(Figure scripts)
..........

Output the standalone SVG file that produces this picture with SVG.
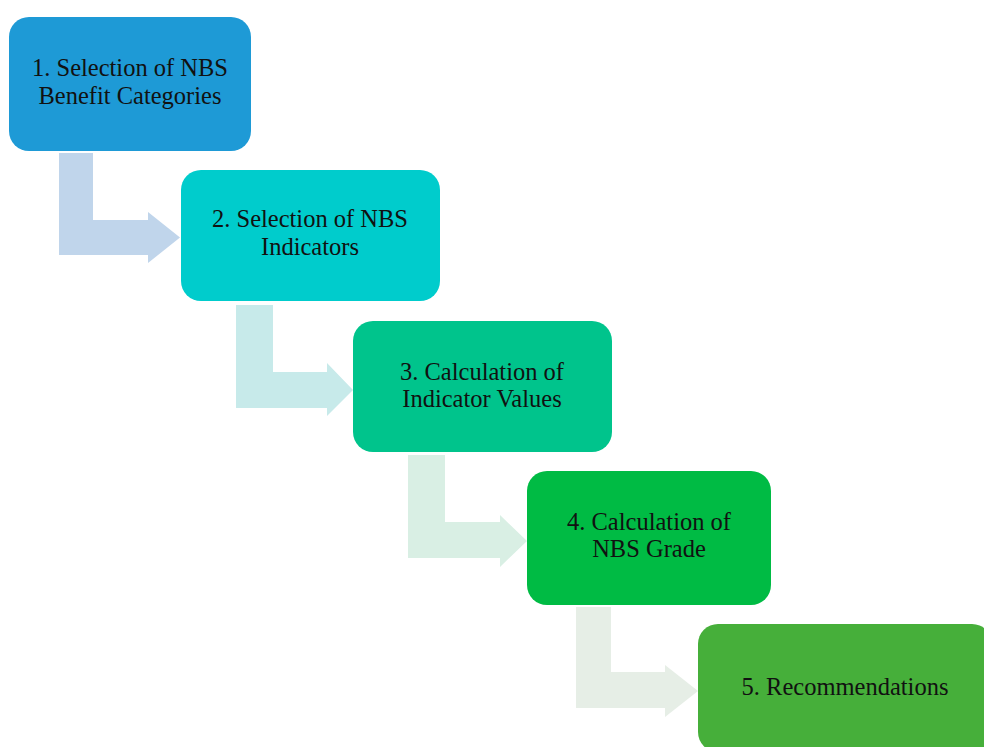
<svg xmlns="http://www.w3.org/2000/svg" width="984" height="747" viewBox="0 0 984 747">
<style>
.lbl{font-family:"Liberation Serif","Times New Roman",serif;font-size:24.5px;fill:#111;text-anchor:middle}
</style>
<rect width="984" height="747" fill="#fff"/>
<g id="connectors">
<path d="M59,153 H93 V220 H148 V212 L180,237.5 L148,263 V255 H59 Z" fill="#c0d5eb"/>
<path d="M236,305 H273 V372 H327 V363 L353,390 L327,416 V408 H236 Z" fill="#c7eaea"/>
<path d="M408,455 H445 V522 H500 V515 L527,541 L500,567 V558 H408 Z" fill="#d9efe4"/>
<path d="M576,607 H611 V672 H665 V665 L698,691 L665,717 V708 H576 Z" fill="#e6eee6"/>
</g>
<g id="node1">
<rect x="9" y="17" width="242" height="134" rx="20" fill="#1e9ad6"/>
<text class="lbl" x="130" y="76">1. Selection of NBS</text>
<text class="lbl" x="130" y="104">Benefit Categories</text>
</g>
<g id="node2">
<rect x="181" y="170" width="259" height="131" rx="20" fill="#00cccc"/>
<text class="lbl" x="310" y="227">2. Selection of NBS</text>
<text class="lbl" x="310" y="255">Indicators</text>
</g>
<g id="node3">
<rect x="353" y="321" width="259" height="131" rx="20" fill="#00c48c"/>
<text class="lbl" x="482" y="380">3. Calculation of</text>
<text class="lbl" x="482" y="407">Indicator Values</text>
</g>
<g id="node4">
<rect x="527" y="471" width="244" height="134" rx="20" fill="#00bb44"/>
<text class="lbl" x="649" y="530">4. Calculation of</text>
<text class="lbl" x="649" y="557">NBS Grade</text>
</g>
<g id="node5">
<rect x="698" y="624" width="294" height="128" rx="20" fill="#46af3a"/>
<text class="lbl" x="845" y="695">5. Recommendations</text>
</g>
</svg>
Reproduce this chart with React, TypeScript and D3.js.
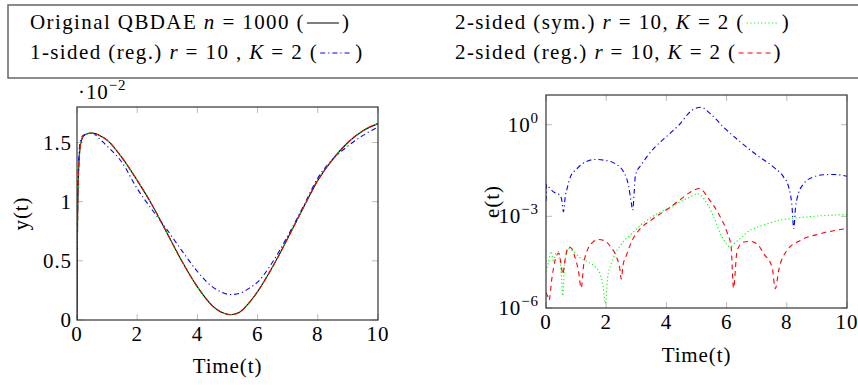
import React, { useRef, useEffect } from 'react';
import * as d3 from 'd3';

// left plot: y(t) in units of 1e-2
const timeY = [0, 0.01, 0.02, 0.04, 0.07, 0.1, 0.15, 0.2, 0.3, 0.5, 0.75, 1, 1.5, 2, 2.5, 3, 3.5, 4, 4.5, 4.8, 5.1, 5.4, 5.7, 6, 6.5, 7, 7.5, 8, 8.5, 9, 9.5, 10];
const yOriginal = [0, 0.5, 0.85, 1.15, 1.35, 1.45, 1.52, 1.55, 1.57, 1.58, 1.56, 1.52, 1.37, 1.18, 0.97, 0.73, 0.49, 0.28, 0.12, 0.065, 0.045, 0.065, 0.14, 0.24, 0.45, 0.69, 0.94, 1.18, 1.36, 1.5, 1.6, 1.66];
const yOneSided = [0, 0.6, 0.95, 1.25, 1.42, 1.5, 1.54, 1.56, 1.57, 1.58, 1.53, 1.47, 1.33, 1.11, 0.93, 0.76, 0.58, 0.41, 0.28, 0.235, 0.215, 0.225, 0.265, 0.32, 0.49, 0.71, 0.95, 1.2, 1.36, 1.47, 1.56, 1.63];

// right plot: log10 of e(t)
const timeErrBlue = [0, 0.02, 0.1, 0.25, 0.45, 0.52, 0.58, 0.64, 0.7, 0.81, 1.03, 1.31, 1.64, 1.97, 2.3, 2.58, 2.74, 2.83, 2.88, 2.93, 2.97, 3.19, 3.36, 3.63, 4.07, 4.41, 4.85, 5.15, 5.46, 5.9, 6.46, 7.01, 7.56, 7.89, 8.06, 8.17, 8.23, 8.29, 8.34, 8.56, 8.89, 9.22, 9.55, 10];
const errBlueLog = [-2.5, -1.95, -2.05, -2.2, -2.3, -2.45, -2.85, -2.35, -2.09, -1.71, -1.44, -1.22, -1.14, -1.17, -1.28, -1.55, -1.99, -2.53, -2.8, -2.2, -1.66, -1.28, -1.04, -0.73, -0.33, -0.02, 0.47, 0.57, 0.36, -0.08, -0.57, -1.0, -1.39, -1.71, -2.04, -2.64, -3.4, -2.7, -2.42, -1.93, -1.71, -1.64, -1.63, -1.69];

const timeErrGreen = [0, 0.08, 0.17, 0.25, 0.33, 0.42, 0.5, 0.56, 0.62, 0.75, 0.9, 1.1, 1.4, 1.64, 1.8, 1.9, 1.97, 2.05, 2.15, 2.25, 2.52, 2.91, 3.13, 3.5, 4.13, 4.5, 4.79, 5.02, 5.35, 5.57, 5.85, 6.12, 6.3, 6.46, 6.79, 7.12, 7.78, 8.67, 10];
const errGreenLog = [-4.8, -4.5, -4.15, -4.5, -4.2, -4.15, -4.8, -5.6, -4.6, -4.05, -4.15, -4.33, -4.5, -4.66, -4.9, -5.3, -5.85, -5.0, -4.6, -4.33, -3.89, -3.51, -3.3, -3.03, -2.7, -2.5, -2.37, -2.26, -2.58, -3.02, -3.68, -4.0, -3.85, -3.72, -3.45, -3.32, -3.13, -3.02, -2.94];

const timeErrRed = [0, 0.05, 0.1, 0.2, 0.3, 0.42, 0.5, 0.56, 0.62, 0.75, 0.85, 0.95, 1.08, 1.17, 1.25, 1.4, 1.55, 1.75, 1.95, 2.15, 2.35, 2.45, 2.5, 2.56, 2.67, 2.86, 3.08, 3.5, 4.13, 4.5, 4.79, 5.1, 5.4, 5.73, 6.01, 6.15, 6.23, 6.35, 6.57, 6.79, 7.06, 7.23, 7.51, 7.62, 7.73, 8.01, 8.45, 9.11, 10];
const errRedLog = [-5.5, -5.6, -5.75, -5.0, -4.45, -4.2, -4.55, -4.9, -4.5, -4.0, -4.05, -4.3, -4.8, -5.35, -4.6, -4.05, -3.85, -3.76, -3.8, -4.0, -4.35, -4.7, -5.05, -4.6, -4.28, -3.79, -3.46, -3.12, -2.7, -2.42, -2.21, -2.09, -2.42, -2.91, -3.51, -4.0, -5.35, -4.11, -3.84, -3.82, -3.95, -4.22, -4.66, -5.37, -4.77, -4.11, -3.79, -3.57, -3.4];

const xTicks = [0, 2, 4, 6, 8, 10];
const yTicksLeft = [0, 0.5, 1, 1.5];
const yTicksRightExp = [-6, -3, 0];

const FONT = '"Liberation Serif", "DejaVu Serif", serif';
const FS = 21;
const SUP = 15;

const App: React.FC = () => {
  const svgRef = useRef<SVGSVGElement | null>(null);

  useEffect(() => {
    const svg = d3.select(svgRef.current);
    svg.selectAll('*').remove();
    svg.attr('font-family', FONT).attr('letter-spacing', 0.9);

    // ---------- legend ----------
    const lg = svg.append('g').attr('letter-spacing', 1.4);
    lg.append('rect').attr('x', 8).attr('y', 5).attr('width', 870).attr('height', 73)
      .attr('fill', 'white').attr('stroke', '#666').attr('stroke-width', 1.5);

    type Part = { s: string; it?: boolean };
    const entry = (x: number, y: number, parts: Part[], color: string, dash: string | null) => {
      const t = lg.append('text').attr('x', x).attr('y', y).attr('font-size', FS)
        .style('white-space', 'pre');
      parts.forEach(p => t.append('tspan').attr('font-style', p.it ? 'italic' : null).text(p.s));
      const w = (t.node() as SVGTextElement).getComputedTextLength();
      lg.append('line').attr('x1', x + w + 2).attr('x2', x + w + 34)
        .attr('y1', y - 6).attr('y2', y - 6)
        .attr('stroke', color).attr('stroke-width', 1.2)
        .attr('stroke-dasharray', dash);
      lg.append('text').attr('x', x + w + 37).attr('y', y).attr('font-size', FS).text(')');
    };
    entry(30, 29, [{ s: 'Original QBDAE ' }, { s: 'n', it: true }, { s: ' = 1000 (' }], 'black', null);
    entry(455, 29, [{ s: '2-sided (sym.) ' }, { s: 'r', it: true }, { s: ' = 10, ' }, { s: 'K', it: true }, { s: ' = 2 (' }], '#00ff00', '1.2,2.4');
    entry(30, 59, [{ s: '1-sided (reg.) ' }, { s: 'r', it: true }, { s: ' = 10 , ' }, { s: 'K', it: true }, { s: ' = 2 (' }], 'blue', '5,3,1.2,3');
    entry(455, 59, [{ s: '2-sided (reg.) ' }, { s: 'r', it: true }, { s: ' = 10, ' }, { s: 'K', it: true }, { s: ' = 2 (' }], 'red', '5,4');

    // ---------- left plot ----------
    const L = { x0: 77, x1: 378, y0: 107, y1: 320 };
    const xl = d3.scaleLinear().domain([0, 10]).range([L.x0, L.x1]);
    const yl = d3.scaleLinear().domain([0, 1.8]).range([L.y1, L.y0]);

    const defs = svg.append('defs');
    defs.append('clipPath').attr('id', 'clipL').append('rect')
      .attr('x', L.x0).attr('y', L.y0).attr('width', L.x1 - L.x0).attr('height', L.y1 - L.y0);

    const gl = svg.append('g');
    xTicks.forEach(v => {
      gl.append('line').attr('x1', xl(v)).attr('x2', xl(v)).attr('y1', L.y1).attr('y2', L.y1 - 6).attr('stroke', '#bbb');
      gl.append('line').attr('x1', xl(v)).attr('x2', xl(v)).attr('y1', L.y0).attr('y2', L.y0 + 6).attr('stroke', '#bbb');
      gl.append('text').attr('x', xl(v)).attr('y', 341).attr('text-anchor', 'middle').attr('font-size', FS).text(String(v));
    });
    yTicksLeft.forEach(v => {
      gl.append('line').attr('x1', L.x0).attr('x2', L.x0 + 6).attr('y1', yl(v)).attr('y2', yl(v)).attr('stroke', '#bbb');
      gl.append('line').attr('x1', L.x1).attr('x2', L.x1 - 6).attr('y1', yl(v)).attr('y2', yl(v)).attr('stroke', '#bbb');
      gl.append('text').attr('x', 72).attr('y', yl(v) + 7).attr('text-anchor', 'end').attr('font-size', FS).text(String(v));
    });

    const lineL = (ts: number[], ys: number[]) =>
      d3.line<number>().x((_, i) => xl(ts[i])).y(d => yl(d)).curve(d3.curveMonotoneX)(ys);

    const pl = gl.append('g').attr('clip-path', 'url(#clipL)').attr('fill', 'none');
    pl.append('path').attr('d', lineL(timeY, yOriginal)).attr('stroke', 'black').attr('stroke-width', 1.1);
    pl.append('path').attr('d', lineL(timeY, yOneSided)).attr('stroke', 'blue').attr('stroke-width', 1.1).attr('stroke-dasharray', '5,3,1.2,3');
    pl.append('path').attr('d', lineL(timeY, yOriginal)).attr('stroke', '#00ff00').attr('stroke-width', 1.1).attr('stroke-dasharray', '1.2,2.4');
    pl.append('path').attr('d', lineL(timeY, yOriginal)).attr('stroke', 'red').attr('stroke-width', 1.1).attr('stroke-dasharray', '5,4');

    gl.append('rect').attr('x', L.x0).attr('y', L.y0).attr('width', L.x1 - L.x0).attr('height', L.y1 - L.y0)
      .attr('fill', 'none').attr('stroke', '#333').attr('stroke-width', 1.2);

    const sc = gl.append('text').attr('x', 78).attr('y', 99).attr('font-size', FS);
    sc.append('tspan').text('·10');
    sc.append('tspan').attr('dy', -9).attr('font-size', SUP).text('−2');

    gl.append('text').attr('x', (L.x0 + L.x1) / 2).attr('y', 373).attr('text-anchor', 'middle').attr('font-size', FS).text('Time(t)');
    gl.append('text').attr('transform', `translate(28,${(L.y0 + L.y1) / 2}) rotate(-90)`)
      .attr('text-anchor', 'middle').attr('font-size', FS).text('y(t)');

    // ---------- right plot ----------
    const R = { x0: 546, x1: 847, y0: 95, y1: 308 };
    const xr = d3.scaleLinear().domain([0, 10]).range([R.x0, R.x1]);
    const yr = d3.scaleLog().domain([1e-6, Math.pow(10, 0.97)]).range([R.y1, R.y0]);

    defs.append('clipPath').attr('id', 'clipR').append('rect')
      .attr('x', R.x0).attr('y', R.y0).attr('width', R.x1 - R.x0).attr('height', R.y1 - R.y0);

    const gr = svg.append('g');
    xTicks.forEach(v => {
      gr.append('line').attr('x1', xr(v)).attr('x2', xr(v)).attr('y1', R.y1).attr('y2', R.y1 - 6).attr('stroke', '#bbb');
      gr.append('line').attr('x1', xr(v)).attr('x2', xr(v)).attr('y1', R.y0).attr('y2', R.y0 + 6).attr('stroke', '#bbb');
      gr.append('text').attr('x', xr(v)).attr('y', 329).attr('text-anchor', 'middle').attr('font-size', FS).text(String(v));
    });
    yTicksRightExp.forEach(e => {
      const yy = yr(Math.pow(10, e));
      gr.append('line').attr('x1', R.x0).attr('x2', R.x0 + 6).attr('y1', yy).attr('y2', yy).attr('stroke', '#bbb');
      gr.append('line').attr('x1', R.x1).attr('x2', R.x1 - 6).attr('y1', yy).attr('y2', yy).attr('stroke', '#bbb');
      const t = gr.append('text').attr('x', 539).attr('y', yy + 7).attr('text-anchor', 'end').attr('font-size', FS);
      t.append('tspan').text('10');
      t.append('tspan').attr('dy', -9).attr('font-size', SUP).text(e === 0 ? '0' : `−${-e}`);
    });

    const lineR = (ts: number[], es: number[]) =>
      d3.line<number>().x((_, i) => xr(ts[i])).y(d => yr(Math.pow(10, d))).curve(d3.curveMonotoneX)(es);

    const pr = gr.append('g').attr('clip-path', 'url(#clipR)').attr('fill', 'none');
    pr.append('path').attr('d', lineR(timeErrBlue, errBlueLog)).attr('stroke', 'blue').attr('stroke-width', 1.1).attr('stroke-dasharray', '5,3,1.2,3');
    pr.append('path').attr('d', lineR(timeErrGreen, errGreenLog)).attr('stroke', '#00ff00').attr('stroke-width', 1.1).attr('stroke-dasharray', '1.2,2.4');
    pr.append('path').attr('d', lineR(timeErrRed, errRedLog)).attr('stroke', 'red').attr('stroke-width', 1.1).attr('stroke-dasharray', '5,4');

    gr.append('rect').attr('x', R.x0).attr('y', R.y0).attr('width', R.x1 - R.x0).attr('height', R.y1 - R.y0)
      .attr('fill', 'none').attr('stroke', '#333').attr('stroke-width', 1.2);

    gr.append('text').attr('x', (R.x0 + R.x1) / 2).attr('y', 362).attr('text-anchor', 'middle').attr('font-size', FS).text('Time(t)');
    gr.append('text').attr('transform', `translate(499,${(R.y0 + R.y1) / 2}) rotate(-90)`)
      .attr('text-anchor', 'middle').attr('font-size', FS).text('e(t)');
  }, []);

  return (
    <svg ref={svgRef} width={858} height={385}
      style={{ position: 'absolute', left: 0, top: 0, background: 'white' }} />
  );
};

export default App;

..........

Pick out the part that begins with the line containing "Reproduce this chart" and finishes with the line containing "import * as d3 from 'd3';", both included. Restate it exactly, without images.

- [Answer to the exercise]:
Reproduce this chart with React, TypeScript and D3.js.
import React, { useRef, useEffect } from 'react';
import * as d3 from 'd3';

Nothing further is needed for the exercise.